OBJECTIVE: Return, exactly as written, the lines from the one containing "Convert this chart" through the one containing "fig = plt.figure(figsize=(7.39, 3.24), dpi=100)", with both ends included.

INFORMATION PROVIDED:
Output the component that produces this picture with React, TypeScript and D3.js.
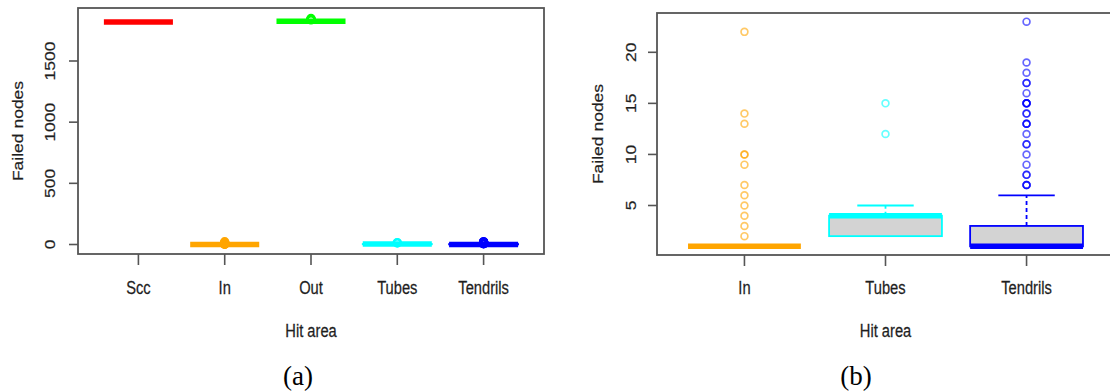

--

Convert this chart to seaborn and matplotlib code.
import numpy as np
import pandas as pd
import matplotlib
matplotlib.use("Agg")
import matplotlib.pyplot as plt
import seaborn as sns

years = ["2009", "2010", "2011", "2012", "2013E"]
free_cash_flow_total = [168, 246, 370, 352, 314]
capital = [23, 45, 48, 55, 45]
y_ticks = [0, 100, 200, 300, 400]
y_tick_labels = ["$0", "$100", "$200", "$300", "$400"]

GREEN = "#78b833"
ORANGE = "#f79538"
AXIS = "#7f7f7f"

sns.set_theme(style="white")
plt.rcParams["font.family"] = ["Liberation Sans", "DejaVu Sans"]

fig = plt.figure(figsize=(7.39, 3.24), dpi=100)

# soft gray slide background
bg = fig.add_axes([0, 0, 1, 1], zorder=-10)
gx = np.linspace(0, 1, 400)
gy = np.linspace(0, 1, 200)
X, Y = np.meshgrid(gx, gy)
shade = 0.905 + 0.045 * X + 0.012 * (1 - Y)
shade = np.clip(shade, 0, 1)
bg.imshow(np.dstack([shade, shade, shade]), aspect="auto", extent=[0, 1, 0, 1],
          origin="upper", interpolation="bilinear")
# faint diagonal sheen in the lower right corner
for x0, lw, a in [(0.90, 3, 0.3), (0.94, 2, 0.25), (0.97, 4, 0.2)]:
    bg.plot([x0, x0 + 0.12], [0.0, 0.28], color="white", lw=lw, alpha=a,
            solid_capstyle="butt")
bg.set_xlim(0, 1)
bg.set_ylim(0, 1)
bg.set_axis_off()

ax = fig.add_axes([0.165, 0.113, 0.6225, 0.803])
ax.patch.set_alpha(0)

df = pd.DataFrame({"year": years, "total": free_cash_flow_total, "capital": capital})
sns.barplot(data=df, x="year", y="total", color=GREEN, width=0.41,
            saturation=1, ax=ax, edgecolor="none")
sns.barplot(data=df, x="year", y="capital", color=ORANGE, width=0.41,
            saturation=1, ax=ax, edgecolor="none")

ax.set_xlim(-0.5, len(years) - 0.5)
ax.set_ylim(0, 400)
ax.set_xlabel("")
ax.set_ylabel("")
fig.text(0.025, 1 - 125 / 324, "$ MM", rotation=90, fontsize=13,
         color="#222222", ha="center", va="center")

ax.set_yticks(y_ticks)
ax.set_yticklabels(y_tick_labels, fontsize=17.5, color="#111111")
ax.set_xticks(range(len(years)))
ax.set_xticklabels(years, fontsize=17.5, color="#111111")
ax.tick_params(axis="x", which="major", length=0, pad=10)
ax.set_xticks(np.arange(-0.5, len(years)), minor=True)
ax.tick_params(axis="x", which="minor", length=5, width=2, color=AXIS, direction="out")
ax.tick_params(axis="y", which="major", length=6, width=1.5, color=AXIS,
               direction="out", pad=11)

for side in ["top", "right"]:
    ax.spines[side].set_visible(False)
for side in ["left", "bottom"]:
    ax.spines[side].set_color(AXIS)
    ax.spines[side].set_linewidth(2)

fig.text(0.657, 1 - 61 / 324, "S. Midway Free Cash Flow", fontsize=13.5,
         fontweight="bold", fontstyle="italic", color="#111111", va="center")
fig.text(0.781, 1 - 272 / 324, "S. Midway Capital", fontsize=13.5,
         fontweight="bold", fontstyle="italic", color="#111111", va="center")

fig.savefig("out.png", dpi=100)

TASK SOLUTION:
Convert this chart to seaborn and matplotlib code.
import numpy as np
import pandas as pd
import matplotlib
matplotlib.use("Agg")
import matplotlib.pyplot as plt
import seaborn as sns

years = ["2009", "2010", "2011", "2012", "2013E"]
free_cash_flow_total = [168, 246, 370, 352, 314]
capital = [23, 45, 48, 55, 45]
y_ticks = [0, 100, 200, 300, 400]
y_tick_labels = ["$0", "$100", "$200", "$300", "$400"]

GREEN = "#78b833"
ORANGE = "#f79538"
AXIS = "#7f7f7f"

sns.set_theme(style="white")
plt.rcParams["font.family"] = ["Liberation Sans", "DejaVu Sans"]

fig = plt.figure(figsize=(7.39, 3.24), dpi=100)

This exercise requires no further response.